* BEGIN Dataset content *
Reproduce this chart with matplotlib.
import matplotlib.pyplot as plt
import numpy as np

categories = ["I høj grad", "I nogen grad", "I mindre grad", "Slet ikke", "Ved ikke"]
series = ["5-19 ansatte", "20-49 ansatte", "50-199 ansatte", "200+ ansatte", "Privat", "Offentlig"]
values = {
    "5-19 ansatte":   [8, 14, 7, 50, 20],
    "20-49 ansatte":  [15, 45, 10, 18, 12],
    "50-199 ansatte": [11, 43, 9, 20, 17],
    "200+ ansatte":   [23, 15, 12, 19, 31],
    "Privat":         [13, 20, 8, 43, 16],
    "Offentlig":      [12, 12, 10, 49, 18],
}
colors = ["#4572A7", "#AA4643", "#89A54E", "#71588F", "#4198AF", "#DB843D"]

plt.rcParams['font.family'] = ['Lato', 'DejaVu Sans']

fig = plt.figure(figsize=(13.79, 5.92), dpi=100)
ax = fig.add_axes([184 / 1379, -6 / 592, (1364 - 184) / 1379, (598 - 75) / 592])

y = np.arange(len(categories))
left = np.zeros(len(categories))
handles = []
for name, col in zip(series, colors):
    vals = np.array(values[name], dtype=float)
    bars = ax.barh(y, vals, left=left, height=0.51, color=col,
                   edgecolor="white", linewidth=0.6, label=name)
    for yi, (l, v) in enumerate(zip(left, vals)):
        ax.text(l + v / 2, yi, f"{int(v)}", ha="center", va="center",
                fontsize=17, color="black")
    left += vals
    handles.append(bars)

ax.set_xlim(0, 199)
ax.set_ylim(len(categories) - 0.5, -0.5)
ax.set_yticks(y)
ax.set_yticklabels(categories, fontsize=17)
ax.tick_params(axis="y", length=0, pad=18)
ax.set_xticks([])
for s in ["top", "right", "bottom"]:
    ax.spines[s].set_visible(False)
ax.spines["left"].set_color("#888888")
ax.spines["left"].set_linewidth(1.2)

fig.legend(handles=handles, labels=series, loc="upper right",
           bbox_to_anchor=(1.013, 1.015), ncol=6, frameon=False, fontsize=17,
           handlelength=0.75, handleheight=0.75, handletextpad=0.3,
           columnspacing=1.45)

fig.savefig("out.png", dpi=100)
* END Dataset content *
### Task to complete
Copy out the listing above, line by line and exactly, from its first line to the line holding "import numpy as np", inclusive.

### Solution for this task
Reproduce this chart with matplotlib.
import matplotlib.pyplot as plt
import numpy as np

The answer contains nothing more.